En outre, la monarchie et ceux qui lui appartiennent par le sang, disposent - certes pour leur fonction mais c'est aussi leur identité sociale et donc aussi leur identité matérielle - des moyens de diffusion de la presse, de la radio, de la télé, de la Fondation Roi Baudouin (un milliard de budget par an: aucune des entités fédérées en Belgique ne dispose d'un tel pactole pour se faire connaître ou se faire légitimer: là, le scandale est évident même si ces fonds sont partiellement d'origine privée).
L'opinion accepte tout ceci de moins en moins, les médias la précèdent, le fédéralisme rend vaine la monarchie. Celle-ci va disparaître.
Nous ne souhaitons pas que cela soit trop vite car la suppression de la monarchie n'instaure pas du même coup la République en esprit et en vérité. Nous avons trop consenti à un système qui tuent les identités, celles des peuples comme celles des personnes, y compris de la Famille régnante.
Quand la monarchie aura disparu
Quand la monarchie aura sombré - plus tôt que nous ne l'aurions pensé avant ces fiançailles -, il y aura encore un long combat à mener pour la République, une Europe des nations et des Peuples, pour un système qui donne la préséance à la Cité des hommes sur le Marché aujourd'hui tout-puissant.

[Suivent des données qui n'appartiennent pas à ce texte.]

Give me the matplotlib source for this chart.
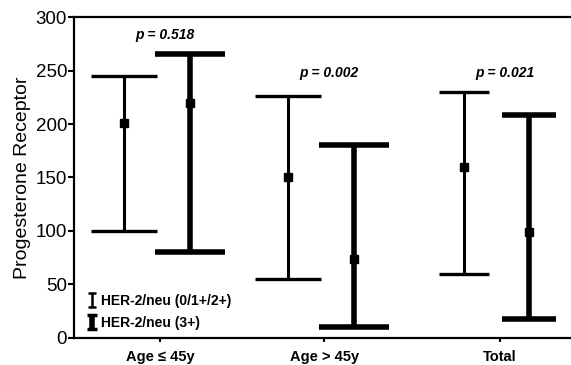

Pauvre, pauvre Mathilde qui semble ne rien comprendre à l'Honneur des êtres humains et qui croit encore construire sa vie, son Existence sur le vide de la Belgique et sa monarchie.
Pour la première fois depuis la fondation de notre revue en 1986, nous entendons du côté de la monarchie, des craquements.
Et la Wallonie avec Bruxelles - comme la Flandre - vont marcher vers de plus en plus de dignité et de souveraineté, celles que nos voisins français, allemands, hollandais, anglais... ont déjà en partage. Mais nous avons des excuses pour le retard. Et l'effort pour le rattraper, nous qui sommes dans un contexte d'accord/désaccord entre deux Peuples véritables, peut faire de nous, en même temps que des Wallons et des Flamands, des Républicains et des Européens. Dont les Bruxellois seront aussi.
Tant pis pour Mathilde qui semble s'exclure de ce que Péguy appelait «les Cités charnelles» et leur «modeste honneur». Nous avons pitié d'elle, sincèrement, respectueusement, et ce serait même d'abord pour cette jeune femme, qui méritait mieux, que nous voudrions que la République soit partout proclamée.